Perhaps the tutorial experimented with changes in line 1 while keeping the rest the same?

joshmccraney said:
Line 5: Why this rather than, say Norm(Y)?

Because norm(Y) would calculate ##\sum_{i=1}^n |Y_i|^2##. This is calculating the vector of power values ##|Y_i|^2##, not their sum.

Edit to add: abs(Y).^2 would have the same effect as Y .* conj(Y). So it's really a stylistic thing. Y . * conj(Y) makes it clear to some people (to me for instance, and apparently the author) exactly the nature of this calculation. No strong reason for it though. Sometimes you just write equations in a certain way as a note to yourself.

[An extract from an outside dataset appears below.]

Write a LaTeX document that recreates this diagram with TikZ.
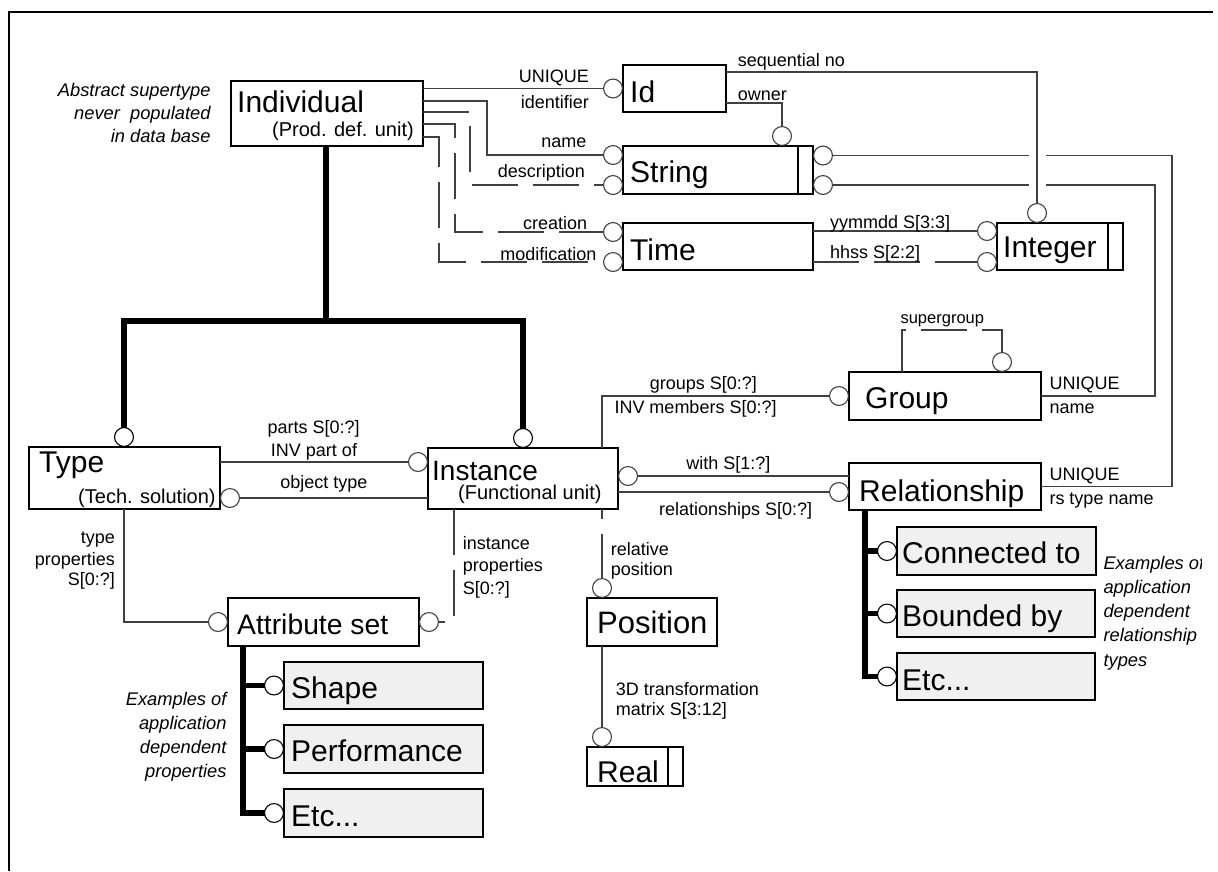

The division by ##n## has to do with the scaling factors that the FFT introduces. It's converting the power to some particular units. I don't know the details of what scale factors they're accounting for.

joshmccraney said:
Line 6: so the 1000 is evidently from line 1, the time step? But where is the 251 coming from; looks like it's the time step * end time + 1.

The length of the original vector is ##T = 251/1000## seconds. That is the time-span represented by the original time sample. This causes the frequency spacing, the ##\Delta f## between frequency points, to be ##1/T = (1000/251)## Hz.

And the reason for the (0:127) is that when you DFT a real signal, the upper half is the mirror image of the lower half (well, actually its complex conjugate). This line is plotting 128 points of the magnitude of the FFT, just the lower half. Since it was a 251-point transform, that seems to me to be going a couple of points past the halfway mark.

Try changing it to (0:250) to see what happens. (Of course you need to modify line 7 so you use the same number of points of Pyy).